The model of the Healthcare Social Enterprise suggested by the NAC is identical to the managed care formulations in the draft of the Twelfth Plan, with a window for opening up primary health care to corporate players. The Jan Swasthya Abhiyan says that this will enable private providers who are the owners of HSE entities to use public purchasing to provide free service and free drugs as a ploy to force out smaller providers from the market who do not fall in line and join their HSE. Even the proposal to set up a National Health Regulatory and Development Authority (NHRDA) to replace the National Clinical Establishment Act is unclear and not an improvement over the existing legislation as many of the provisions in the latter are merely repeated in the proposed NHRDA. The Jan Swasthya Abhiyan argues that the presence of a strong and reliable public health system will itself check unregulated growth of the private sector and help in preventing unethical practices.
One good aspect in the recommendations is that the NAC suggests revisiting of conditions that are at present in force for sanction of funds by the Centre to the States. These conditions have to do with non-compliance in the deployment of human resource or facility-wise performance, which stipulate a reduction in outlay up to 7.5 per cent or up to 15 per cent. It says that keeping in with the principles of universal health coverage, it may be necessary to revisit such punitive conditions. It terms the conditions as ambiguous and non-measurable but, on the other hand, proposes three sets of core conditions.
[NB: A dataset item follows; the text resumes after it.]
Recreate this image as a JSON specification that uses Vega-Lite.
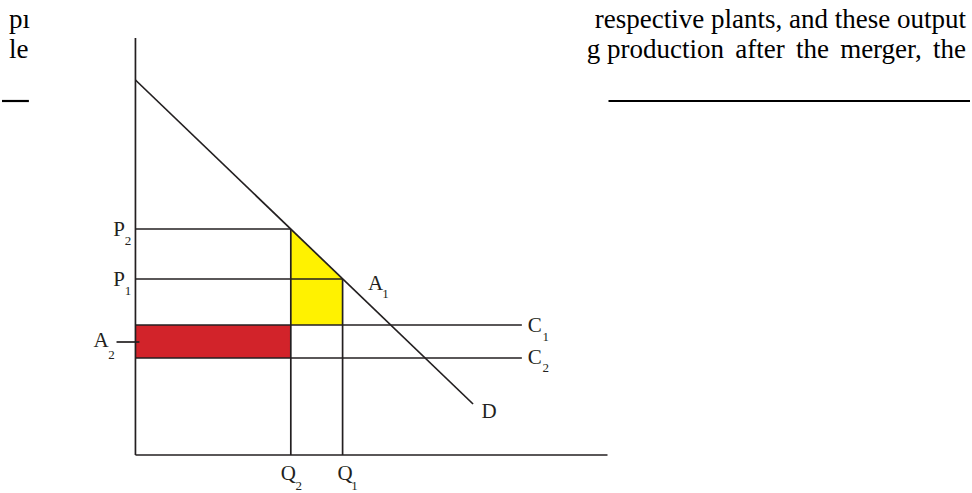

It suggests more flexibility as far as programme implementation plans (PIPs) are concerned but in the same vein suggests that flexibility should be there “to move resources from one head to another provided they comply with the essential deliverables under each head that has been agreed to in the PIP with the MoHFW [Ministry of Health and Family Welfare]”.
The NAC document recognises that per capita public expenditure on health in India is among the lowest in the world. It admits that as a proportion of the GDP, public spending on health in India is less than that of most countries of the world; yet it does not recommend enhancing of this expenditure in substantive terms. It says that the government should ensure maximum allocations in the coming years, but without stating how much, such statements are at best homilies of intent.